- **Supplied data**

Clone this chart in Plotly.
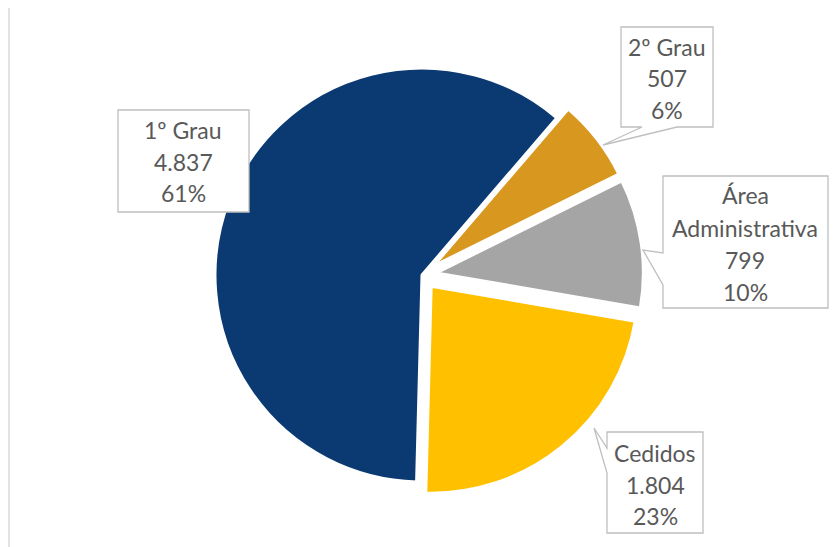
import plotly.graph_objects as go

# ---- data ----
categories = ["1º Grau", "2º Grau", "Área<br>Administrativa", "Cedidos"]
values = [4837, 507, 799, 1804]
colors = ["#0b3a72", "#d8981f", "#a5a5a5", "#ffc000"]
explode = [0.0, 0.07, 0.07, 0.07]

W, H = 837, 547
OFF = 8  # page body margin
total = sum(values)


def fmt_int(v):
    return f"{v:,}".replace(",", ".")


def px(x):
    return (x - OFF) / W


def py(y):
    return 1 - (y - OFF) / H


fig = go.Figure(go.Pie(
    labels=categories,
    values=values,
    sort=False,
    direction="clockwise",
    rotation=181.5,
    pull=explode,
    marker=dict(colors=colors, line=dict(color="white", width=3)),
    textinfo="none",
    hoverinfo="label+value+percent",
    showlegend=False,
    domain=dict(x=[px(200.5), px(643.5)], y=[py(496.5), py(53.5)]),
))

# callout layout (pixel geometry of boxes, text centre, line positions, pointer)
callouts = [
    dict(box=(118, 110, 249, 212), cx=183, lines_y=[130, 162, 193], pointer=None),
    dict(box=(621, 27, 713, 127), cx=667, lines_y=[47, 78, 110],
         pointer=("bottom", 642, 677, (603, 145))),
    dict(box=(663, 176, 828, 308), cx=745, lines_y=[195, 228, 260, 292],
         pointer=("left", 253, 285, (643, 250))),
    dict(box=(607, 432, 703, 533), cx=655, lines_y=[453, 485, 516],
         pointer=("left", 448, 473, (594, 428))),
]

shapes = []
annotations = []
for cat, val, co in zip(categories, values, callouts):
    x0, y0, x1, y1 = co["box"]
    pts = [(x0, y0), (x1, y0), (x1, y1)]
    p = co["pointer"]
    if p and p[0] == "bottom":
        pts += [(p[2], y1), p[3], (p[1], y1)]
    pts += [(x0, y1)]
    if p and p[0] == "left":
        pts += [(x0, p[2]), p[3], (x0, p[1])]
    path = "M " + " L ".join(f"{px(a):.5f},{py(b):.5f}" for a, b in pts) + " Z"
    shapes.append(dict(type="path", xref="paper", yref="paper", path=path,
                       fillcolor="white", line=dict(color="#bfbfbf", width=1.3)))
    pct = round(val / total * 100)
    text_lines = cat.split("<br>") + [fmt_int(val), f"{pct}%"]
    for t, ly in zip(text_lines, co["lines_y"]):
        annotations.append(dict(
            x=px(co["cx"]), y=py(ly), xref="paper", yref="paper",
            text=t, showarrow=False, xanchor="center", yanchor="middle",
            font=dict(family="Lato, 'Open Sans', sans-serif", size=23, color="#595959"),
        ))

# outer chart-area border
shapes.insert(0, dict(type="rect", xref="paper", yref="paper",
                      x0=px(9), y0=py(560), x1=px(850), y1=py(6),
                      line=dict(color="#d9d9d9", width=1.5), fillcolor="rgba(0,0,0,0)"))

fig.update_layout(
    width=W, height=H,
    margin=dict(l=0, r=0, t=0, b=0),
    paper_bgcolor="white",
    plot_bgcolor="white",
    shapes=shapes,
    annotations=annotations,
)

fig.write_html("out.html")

- **To be done**
Repeat the lines of the listing above verbatim, beginning at its first line and ending at the line containing "import plotly.graph_objects as go", which is included. Omit pictures.

- **Reply**
Clone this chart in Plotly.
import plotly.graph_objects as go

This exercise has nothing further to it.